Exercise description:
Give back exactly the lines from the beginning of the listing below to the line holding "plt.rcParams['font.family'] = ['Open", both ends included; the pictures stay out.

Dataset content:

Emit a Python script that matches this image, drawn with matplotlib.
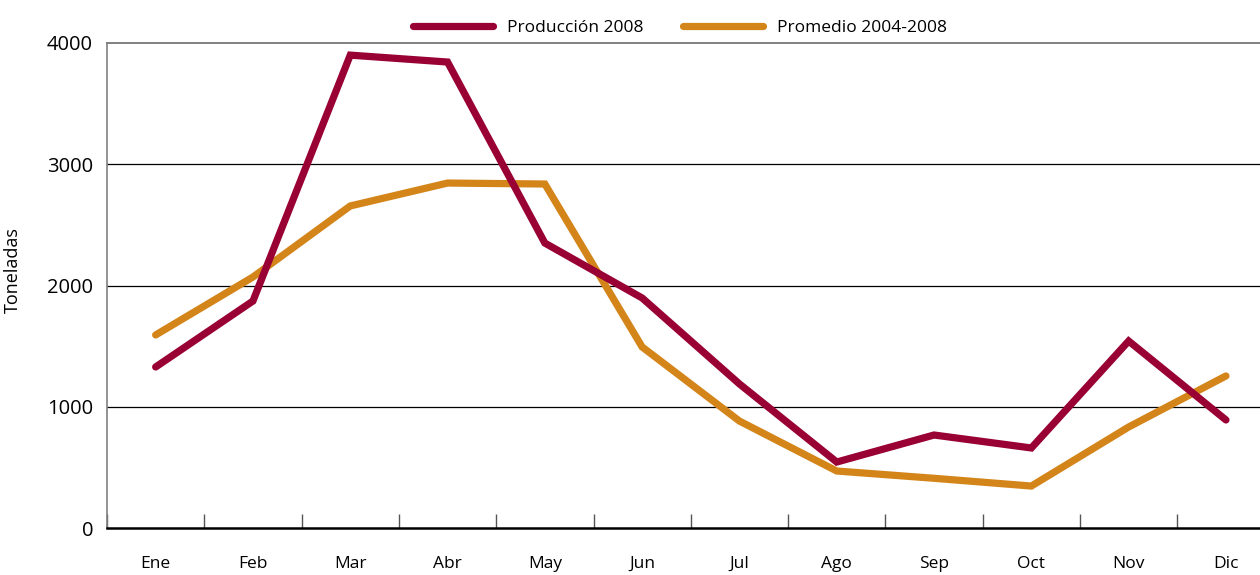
import matplotlib
matplotlib.use("Agg")
import matplotlib.pyplot as plt
import numpy as np

months = ["Ene", "Feb", "Mar", "Abr", "May", "Jun", "Jul", "Ago", "Sep", "Oct", "Nov", "Dic"]
produccion_2008 = [1328, 1872, 3900, 3843, 2350, 1897, 1188, 544, 767, 660, 1542, 891]
promedio_2004_2008 = [1592, 2070, 2656, 2845, 2837, 1493, 882, 470, 410, 346, 833, 1254]
yticks = [0, 1000, 2000, 3000, 4000]

plt.rcParams['font.family'] = ['Open Sans', 'DejaVu Sans']

fig = plt.figure(figsize=(12.6, 5.75), dpi=100)
ax = fig.add_axes([107/1260, 47/575, 1 - 107/1260, 485/575])

x = np.arange(len(months))
red = "#990033"
orange = "#D4851A"
ax.plot(x, produccion_2008, color=red, lw=5.2, solid_capstyle='round', solid_joinstyle='miter',
        label="Producción 2008", zorder=3)
ax.plot(x, promedio_2004_2008, color=orange, lw=5.2, solid_capstyle='round', solid_joinstyle='miter',
        label="Promedio 2004-2008", zorder=2)

ax.set_xlim(-0.5, (1260 - 107) / 97.3 - 0.5)
ax.set_ylim(0, 4000)
ax.set_yticks(yticks)
ax.set_yticklabels([str(v) for v in yticks], fontsize=14.5)
ax.tick_params(axis='y', length=0, pad=10)

ax.set_xticks(x)
ax.set_xticklabels(months, fontsize=12.5)
ax.tick_params(axis='x', which='major', length=0, pad=20)
ax.set_xticks(np.arange(len(months)) - 0.5, minor=True)
ax.tick_params(axis='x', which='minor', direction='in', length=10, width=1, color="#555555")

for v in [1000, 2000, 3000]:
    ax.axhline(v, color='black', lw=0.9, zorder=1)

ax.spines['right'].set_visible(False)
ax.spines['top'].set_color('#808080')
ax.spines['top'].set_linewidth(1.4)
ax.spines['left'].set_color('#808080')
ax.spines['left'].set_linewidth(1.2)
ax.spines['bottom'].set_color('black')
ax.spines['bottom'].set_linewidth(1.8)

ax.set_ylabel("Toneladas", fontsize=13)
ax.yaxis.set_label_coords(-0.074, 0.532)

leg = ax.legend(loc='lower center', bbox_to_anchor=(0.497, 1.0), ncol=2, frameon=False,
                fontsize=12.5, handlelength=4.6, columnspacing=2.3, handletextpad=0.8,
                borderaxespad=0.0)

fig.savefig("out.png", dpi=100)
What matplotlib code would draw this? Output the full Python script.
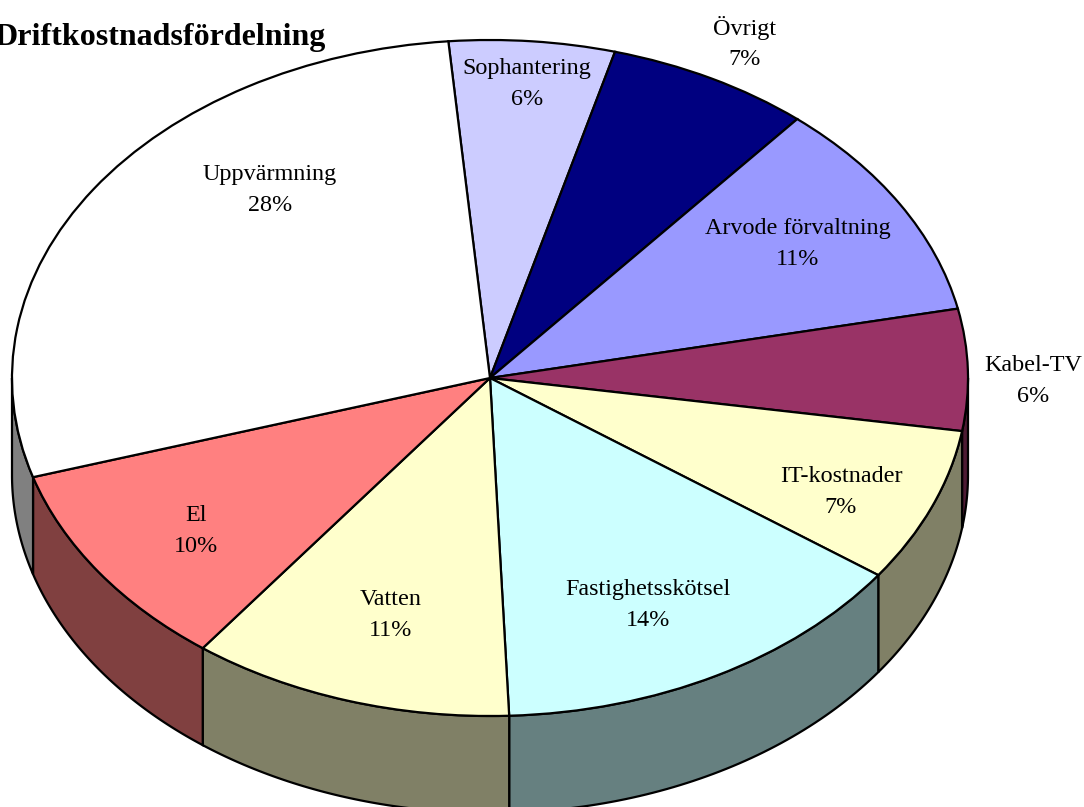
import numpy as np
import matplotlib
matplotlib.use('Agg')
import matplotlib.pyplot as plt

# Andelar lästa från bilden, medurs från Sophantering
kategorier = ['Sophantering', 'Övrigt', 'Arvode förvaltning', 'Kabel-TV', 'IT-kostnader',
              'Fastighetsskötsel', 'Vatten', 'El', 'Uppvärmning']
andelar = [5.6, 6.9, 10.6, 5.8, 7.4, 14.45, 10.9, 10.0, 28.35]
farger = ['#CCCCFF', '#000080', '#9999FF', '#993366', '#FFFFCC',
          '#CCFFFF', '#FFFFCC', '#FF8080', '#FFFFFF']
titel = 'Driftkostnadsfördelning'

W, H = 1084, 807
CX, CY = 490, 378
RX, RY = 478, 338
DJUP = 97 / RY
START = 95

plt.rcParams['font.family'] = ['Liberation Serif', 'DejaVu Serif']


def px(x, y):
    # pixel i bilden -> enhetscirkelns koordinater
    return (x - CX) / RX, (CY - y) / RY


fig = plt.figure(figsize=(W / 100, H / 100), dpi=100)
ax = fig.add_axes([0, 0, 1, 1])

wedges, _ = ax.pie(andelar, colors=farger, startangle=START, counterclock=False, radius=1,
                   wedgeprops={'edgecolor': 'black', 'linewidth': 1.6, 'zorder': 3})
ax.set_aspect('auto')
ax.set_xlim(px(0, 0)[0], px(W, 0)[0])
ax.set_ylim(px(0, H)[1], px(0, 0)[1])

# sidoväggar: samma färg i halv ljusstyrka, bara undre halvan syns
grans = START - np.cumsum([0] + andelar) * 360 / sum(andelar)
for i, farg in enumerate(farger):
    a1, a2 = grans[i], grans[i + 1]
    # undre halvan motsvarar vinklar mellan -180 och 0
    lo, hi = max(a2, -180), min(a1, 0)
    if lo >= hi:
        continue
    t = np.radians(np.linspace(hi, lo, 60))
    xs = np.cos(t)
    ys = np.sin(t)
    rgb = np.array(matplotlib.colors.to_rgb(farg)) * 0.5
    ax.fill(np.r_[xs, xs[::-1]], np.r_[ys, ys[::-1] - DJUP],
            facecolor=rgb, edgecolor='black', linewidth=1.6, zorder=1, clip_on=True)

# etiketternas plats i bilden
lagen = {'Sophantering': (527, 84), 'Övrigt': (745, 43), 'Arvode förvaltning': (798, 244),
         'Kabel-TV': (1033, 381), 'IT-kostnader': (841, 492), 'Fastighetsskötsel': (648, 605),
         'Vatten': (391, 615), 'El': (196, 531), 'Uppvärmning': (270, 190)}
for namn, v in zip(kategorier, andelar):
    x, y = px(*lagen[namn])
    ax.text(x, y, f'{namn}\n{round(v)}%', ha='center', va='center', fontsize=17.4,
            linespacing=1.58, color='black', zorder=5)

# titeln är avskuren i vänsterkanten även i originalet
x, y = px(160, 37)
ax.text(x, y, titel, ha='center', va='center', fontsize=23, fontweight='bold', color='black', zorder=5)

fig.savefig('out.png', dpi=100)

Exercise answer:
Emit a Python script that matches this image, drawn with matplotlib.
import matplotlib
matplotlib.use("Agg")
import matplotlib.pyplot as plt
import numpy as np

months = ["Ene", "Feb", "Mar", "Abr", "May", "Jun", "Jul", "Ago", "Sep", "Oct", "Nov", "Dic"]
produccion_2008 = [1328, 1872, 3900, 3843, 2350, 1897, 1188, 544, 767, 660, 1542, 891]
promedio_2004_2008 = [1592, 2070, 2656, 2845, 2837, 1493, 882, 470, 410, 346, 833, 1254]
yticks = [0, 1000, 2000, 3000, 4000]

plt.rcParams['font.family'] = ['Open Sans', 'DejaVu Sans']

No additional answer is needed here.